(Your instructions): Leave the pictures out and quote every line from the start of the listing to the line with "const captionRest = '", inclusive.

(Input for this task):
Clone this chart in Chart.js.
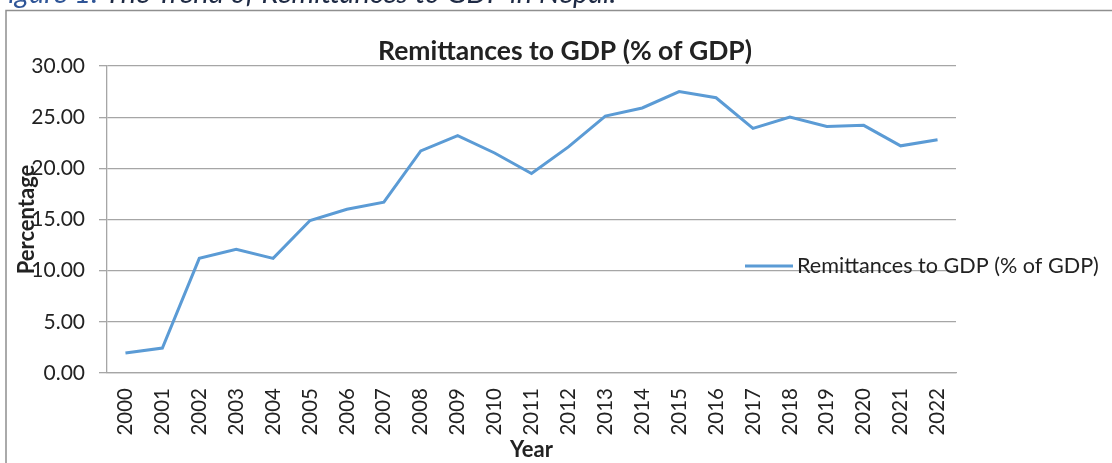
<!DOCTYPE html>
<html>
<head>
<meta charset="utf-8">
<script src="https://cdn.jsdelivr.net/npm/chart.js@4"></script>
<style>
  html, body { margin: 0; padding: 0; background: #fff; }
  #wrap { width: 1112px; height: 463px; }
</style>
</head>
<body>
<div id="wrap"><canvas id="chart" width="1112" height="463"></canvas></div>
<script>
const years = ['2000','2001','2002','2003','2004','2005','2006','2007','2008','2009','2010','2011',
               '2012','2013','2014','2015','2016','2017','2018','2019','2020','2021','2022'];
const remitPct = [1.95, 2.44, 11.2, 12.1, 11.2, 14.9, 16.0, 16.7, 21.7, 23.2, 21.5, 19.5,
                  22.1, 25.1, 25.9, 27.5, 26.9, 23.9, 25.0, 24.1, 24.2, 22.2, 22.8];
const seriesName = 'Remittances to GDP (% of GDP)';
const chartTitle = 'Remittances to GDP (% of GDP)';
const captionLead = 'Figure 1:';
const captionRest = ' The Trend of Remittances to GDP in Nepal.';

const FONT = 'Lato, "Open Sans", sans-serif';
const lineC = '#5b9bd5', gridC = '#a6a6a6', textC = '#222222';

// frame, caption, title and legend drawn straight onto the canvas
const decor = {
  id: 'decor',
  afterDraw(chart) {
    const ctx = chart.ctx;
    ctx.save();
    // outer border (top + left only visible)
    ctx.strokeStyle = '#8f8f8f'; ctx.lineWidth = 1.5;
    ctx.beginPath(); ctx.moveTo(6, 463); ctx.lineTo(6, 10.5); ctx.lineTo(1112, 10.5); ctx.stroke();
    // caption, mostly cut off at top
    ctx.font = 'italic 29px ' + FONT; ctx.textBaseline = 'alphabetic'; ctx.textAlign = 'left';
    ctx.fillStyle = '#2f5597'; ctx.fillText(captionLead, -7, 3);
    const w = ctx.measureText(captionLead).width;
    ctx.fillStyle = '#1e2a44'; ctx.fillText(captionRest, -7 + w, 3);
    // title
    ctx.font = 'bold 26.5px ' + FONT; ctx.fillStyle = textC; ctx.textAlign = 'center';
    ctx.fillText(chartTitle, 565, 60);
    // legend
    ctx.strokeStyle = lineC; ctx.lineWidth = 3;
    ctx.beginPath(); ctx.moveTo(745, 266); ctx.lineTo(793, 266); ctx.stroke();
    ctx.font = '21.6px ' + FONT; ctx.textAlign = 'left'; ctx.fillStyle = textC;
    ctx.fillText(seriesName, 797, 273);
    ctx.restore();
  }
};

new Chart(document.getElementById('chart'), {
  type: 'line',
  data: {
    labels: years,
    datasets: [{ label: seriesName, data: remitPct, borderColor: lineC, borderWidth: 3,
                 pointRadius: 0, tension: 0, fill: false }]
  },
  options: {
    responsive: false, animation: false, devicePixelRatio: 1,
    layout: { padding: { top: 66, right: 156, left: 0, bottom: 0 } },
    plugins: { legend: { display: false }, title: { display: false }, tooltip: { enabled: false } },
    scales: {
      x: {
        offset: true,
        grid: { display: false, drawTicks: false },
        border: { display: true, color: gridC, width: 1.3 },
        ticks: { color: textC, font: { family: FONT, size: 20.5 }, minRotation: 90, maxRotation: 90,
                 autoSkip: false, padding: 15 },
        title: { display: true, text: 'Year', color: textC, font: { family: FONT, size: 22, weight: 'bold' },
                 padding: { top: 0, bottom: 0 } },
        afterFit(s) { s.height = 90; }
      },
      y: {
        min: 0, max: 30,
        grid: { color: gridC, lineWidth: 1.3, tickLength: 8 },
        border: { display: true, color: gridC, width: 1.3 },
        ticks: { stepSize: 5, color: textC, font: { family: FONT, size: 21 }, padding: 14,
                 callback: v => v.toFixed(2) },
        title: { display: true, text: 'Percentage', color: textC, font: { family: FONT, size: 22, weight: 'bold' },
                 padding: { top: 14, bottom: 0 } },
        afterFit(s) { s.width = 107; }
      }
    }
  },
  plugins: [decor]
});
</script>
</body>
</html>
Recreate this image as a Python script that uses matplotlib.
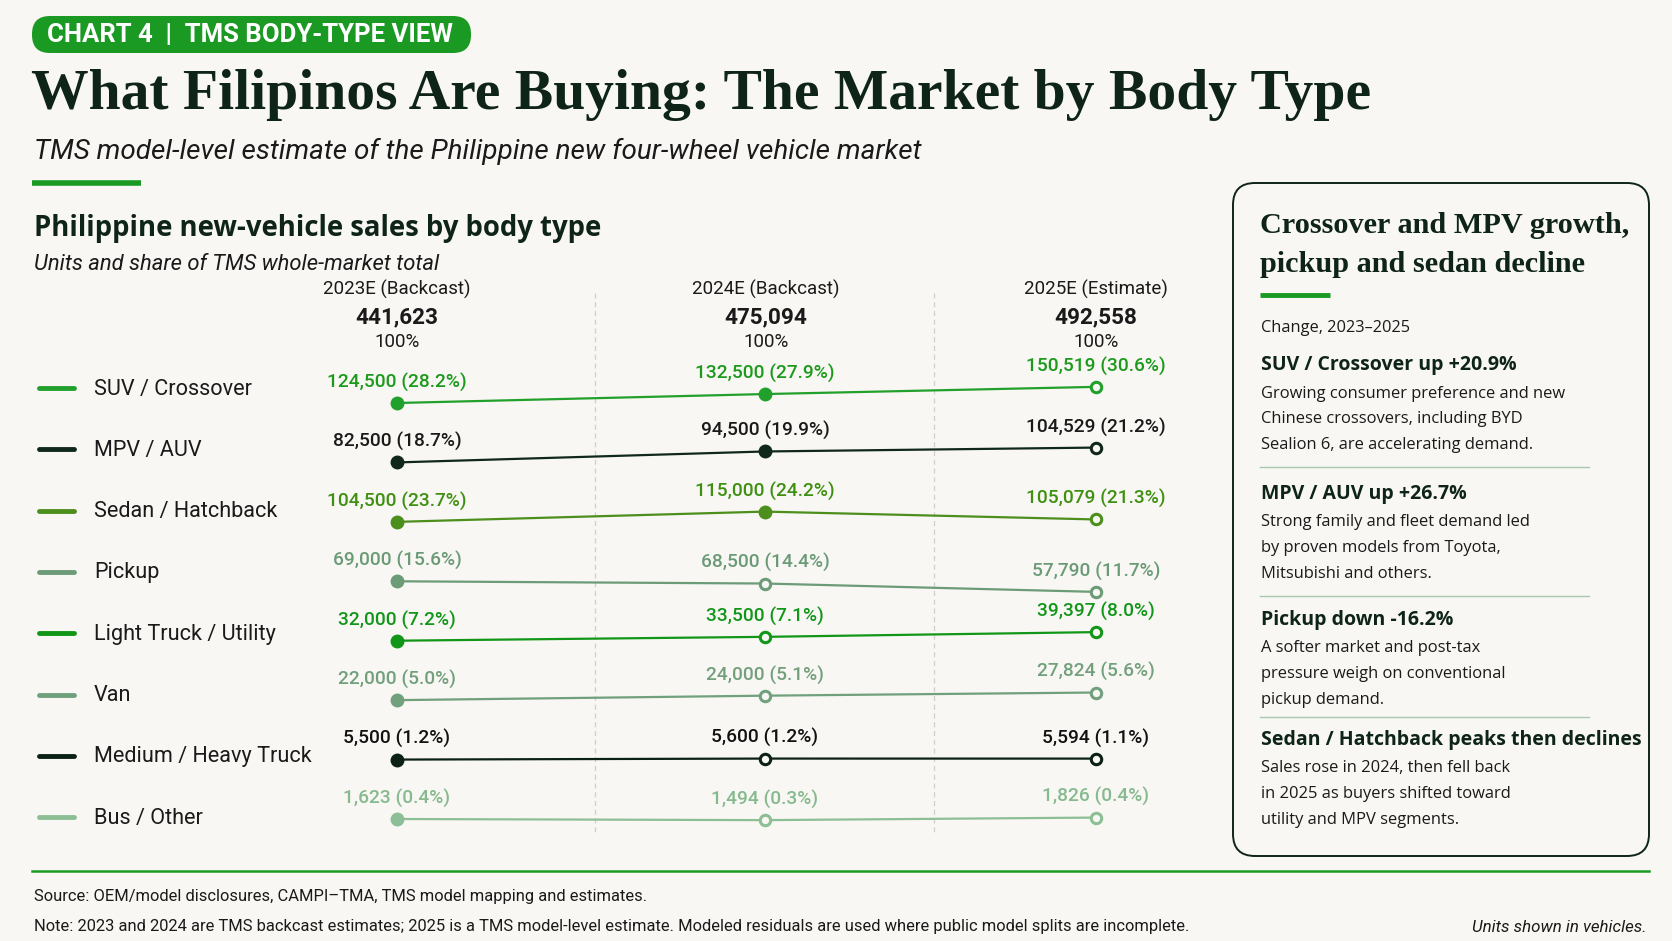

(Solution below):
Clone this chart in Chart.js.
<!DOCTYPE html>
<html>
<head>
<meta charset="utf-8">
<script src="https://cdn.jsdelivr.net/npm/chart.js@4"></script>
<style>
  html, body { margin: 0; padding: 0; background: #fff; }
  #wrap { width: 1112px; height: 463px; }
</style>
</head>
<body>
<div id="wrap"><canvas id="chart" width="1112" height="463"></canvas></div>
<script>
const years = ['2000','2001','2002','2003','2004','2005','2006','2007','2008','2009','2010','2011',
               '2012','2013','2014','2015','2016','2017','2018','2019','2020','2021','2022'];
const remitPct = [1.95, 2.44, 11.2, 12.1, 11.2, 14.9, 16.0, 16.7, 21.7, 23.2, 21.5, 19.5,
                  22.1, 25.1, 25.9, 27.5, 26.9, 23.9, 25.0, 24.1, 24.2, 22.2, 22.8];
const seriesName = 'Remittances to GDP (% of GDP)';
const chartTitle = 'Remittances to GDP (% of GDP)';
const captionLead = 'Figure 1:';
const captionRest = ' The Trend of Remittances to GDP in Nepal.';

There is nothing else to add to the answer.